*GIVEN EXERCISE*. Carry none of the pictures over; set down the material below exactly.
---
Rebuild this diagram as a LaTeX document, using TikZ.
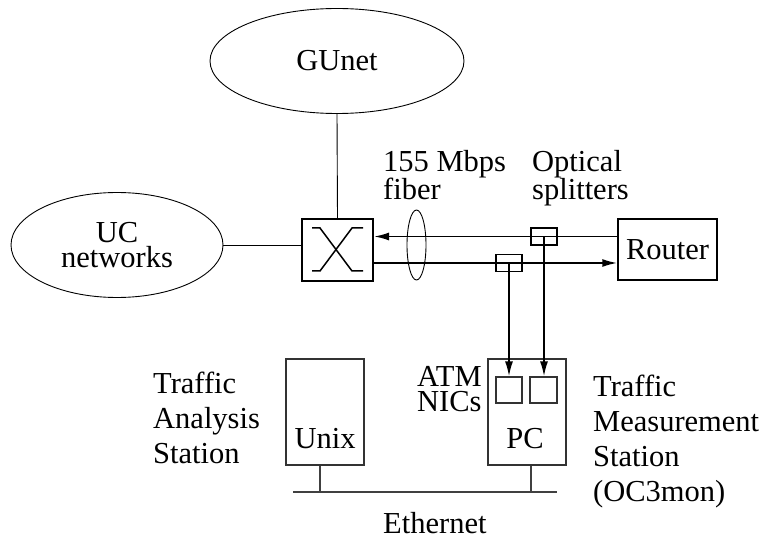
\documentclass[tikz,border=0pt]{standalone}
\usepackage{fontspec}
\setmainfont{Liberation Serif}
\usepackage{tikz}
\usetikzlibrary{shapes.geometric,arrows.meta,calc}
\tikzstyle{arrow} = [draw, line width=1.8pt, -{Latex[length=15pt,width=8pt]}]
\tikzstyle{line} = [draw, line width=0.9pt]
\tikzstyle{lan} = [draw, line width=1.2pt, black!75]
\tikzstyle{cloud} = [draw, ellipse, line width=0.9pt, inner sep=0pt]
\tikzstyle{box} = [draw, rectangle, line width=1.5pt, inner sep=0pt]
\tikzstyle{host} = [draw, rectangle, line width=1.2pt, black!80, text=black, inner sep=0pt]
\tikzstyle{label} = [anchor=base west, align=left, inner sep=0pt]

\begin{document}
\begin{tikzpicture}[x=1pt, y=-1pt, font=\fontsize{30.5}{35}\selectfont]
      \useasboundingbox (0,0) rectangle (766,540);

      % networks
      \node[cloud, minimum width=254, minimum height=105] (gunet) at (337,61) {GUnet};
      \node[cloud, minimum width=212, minimum height=105, align=center,
            font=\fontsize{30.5}{25.5}\selectfont] (ucnet) at (117,245) {UC\\networks};

      % ATM switch
      \node[box, line width=2pt, minimum width=71, minimum height=62] (switch) at (337.5,250) {};
      \draw[line width=1.5pt] (312,228) -- (320,228) -- (352,271) -- (363,271);
      \draw[line width=1.5pt] (363,228) -- (352,228) -- (320,271) -- (312,271);

      \node[box, minimum width=99, minimum height=61] (router) at (667.5,249.5) {Router};

      % optical splitters
      \node[box, line width=1.1pt, minimum width=26, minimum height=17] (splitA) at (544,236.5) {};
      \node[box, line width=1.1pt, minimum width=26, minimum height=17] (splitB) at (509,263) {};

      % fiber link
      \draw[line width=0.9pt] (416.5,245) ellipse (9.5 and 35);
      \draw[arrow] (router.west |- splitA) -- (switch.east |- splitA);
      \draw[arrow] (switch.east |- splitB) -- (router.west |- splitB);

      \draw[line] (gunet.south) -- (switch.north);
      \draw[line] (ucnet.east) -- (ucnet.east -| switch.west);

      % measurement hosts
      \node[host, minimum width=78, minimum height=106] (pc) at (527,412) {};
      \node[anchor=base] at (525,448) {PC};
      \node[host, minimum width=26, minimum height=26] (nicA) at (509,390) {};
      \node[host, minimum width=27, minimum height=26] (nicB) at (543.5,390) {};
      \node[host, minimum width=78, minimum height=106] (unix) at (325,412) {};
      \node[anchor=base] at (325,448) {Unix};

      \draw[arrow] (splitB.center) -- (splitB |- nicA.north);
      \draw[arrow] (splitA.center) -- (splitA |- nicB.north);

      % ethernet
      \coordinate (ethL) at (293,492);
      \coordinate (ethR) at (557,492);
      \draw[lan] (ethL) -- (ethR);
      \draw[lan] ([xshift=-5]unix.south) -- ([xshift=-5]unix.south |- ethL);
      \draw[lan] ([xshift=4]pc.south) -- ([xshift=4]pc.south |- ethL);

      % labels (anchored on the baseline of their last line)
      \node[label, font=\fontsize{30.5}{25}\selectfont] at (383,200) {155 Mbps\\fiber};
      \node[label, font=\fontsize{30.5}{25}\selectfont] at (532,200) {Optical\\splitters};
      \node[label, font=\fontsize{30.5}{25}\selectfont] at (417,411) {ATM\\NICs};
      \node[label] at (153,463) {Traffic\\Analysis\\Station};
      \node[label] at (593,501) {Traffic\\Measurement\\Station\\(OC3mon)};
      \node[anchor=base west, inner sep=0pt] at (383,533) {Ethernet};
    \end{tikzpicture}
\end{document}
---
*RESPONSE TO THIS TASK*.
Rebuild this diagram as a LaTeX document, using TikZ.
\documentclass[tikz,border=0pt]{standalone}
\usepackage{fontspec}
\setmainfont{Liberation Serif}
\usepackage{tikz}
\usetikzlibrary{shapes.geometric,arrows.meta,calc}
\tikzstyle{arrow} = [draw, line width=1.8pt, -{Latex[length=15pt,width=8pt]}]
\tikzstyle{line} = [draw, line width=0.9pt]
\tikzstyle{lan} = [draw, line width=1.2pt, black!75]
\tikzstyle{cloud} = [draw, ellipse, line width=0.9pt, inner sep=0pt]
\tikzstyle{box} = [draw, rectangle, line width=1.5pt, inner sep=0pt]
\tikzstyle{host} = [draw, rectangle, line width=1.2pt, black!80, text=black, inner sep=0pt]
\tikzstyle{label} = [anchor=base west, align=left, inner sep=0pt]

\begin{document}
\begin{tikzpicture}[x=1pt, y=-1pt, font=\fontsize{30.5}{35}\selectfont]
      \useasboundingbox (0,0) rectangle (766,540);

      % networks
      \node[cloud, minimum width=254, minimum height=105] (gunet) at (337,61) {GUnet};
      \node[cloud, minimum width=212, minimum height=105, align=center,
            font=\fontsize{30.5}{25.5}\selectfont] (ucnet) at (117,245) {UC\\networks};

      % ATM switch
      \node[box, line width=2pt, minimum width=71, minimum height=62] (switch) at (337.5,250) {};
      \draw[line width=1.5pt] (312,228) -- (320,228) -- (352,271) -- (363,271);
      \draw[line width=1.5pt] (363,228) -- (352,228) -- (320,271) -- (312,271);

      \node[box, minimum width=99, minimum height=61] (router) at (667.5,249.5) {Router};

      % optical splitters
      \node[box, line width=1.1pt, minimum width=26, minimum height=17] (splitA) at (544,236.5) {};
      \node[box, line width=1.1pt, minimum width=26, minimum height=17] (splitB) at (509,263) {};

      % fiber link
      \draw[line width=0.9pt] (416.5,245) ellipse (9.5 and 35);
      \draw[arrow] (router.west |- splitA) -- (switch.east |- splitA);
      \draw[arrow] (switch.east |- splitB) -- (router.west |- splitB);

      \draw[line] (gunet.south) -- (switch.north);
      \draw[line] (ucnet.east) -- (ucnet.east -| switch.west);

      % measurement hosts
      \node[host, minimum width=78, minimum height=106] (pc) at (527,412) {};
      \node[anchor=base] at (525,448) {PC};
      \node[host, minimum width=26, minimum height=26] (nicA) at (509,390) {};
      \node[host, minimum width=27, minimum height=26] (nicB) at (543.5,390) {};
      \node[host, minimum width=78, minimum height=106] (unix) at (325,412) {};
      \node[anchor=base] at (325,448) {Unix};

      \draw[arrow] (splitB.center) -- (splitB |- nicA.north);
      \draw[arrow] (splitA.center) -- (splitA |- nicB.north);

      % ethernet
      \coordinate (ethL) at (293,492);
      \coordinate (ethR) at (557,492);
      \draw[lan] (ethL) -- (ethR);
      \draw[lan] ([xshift=-5]unix.south) -- ([xshift=-5]unix.south |- ethL);
      \draw[lan] ([xshift=4]pc.south) -- ([xshift=4]pc.south |- ethL);

      % labels (anchored on the baseline of their last line)
      \node[label, font=\fontsize{30.5}{25}\selectfont] at (383,200) {155 Mbps\\fiber};
      \node[label, font=\fontsize{30.5}{25}\selectfont] at (532,200) {Optical\\splitters};
      \node[label, font=\fontsize{30.5}{25}\selectfont] at (417,411) {ATM\\NICs};
      \node[label] at (153,463) {Traffic\\Analysis\\Station};
      \node[label] at (593,501) {Traffic\\Measurement\\Station\\(OC3mon)};
      \node[anchor=base west, inner sep=0pt] at (383,533) {Ethernet};
    \end{tikzpicture}
\end{document}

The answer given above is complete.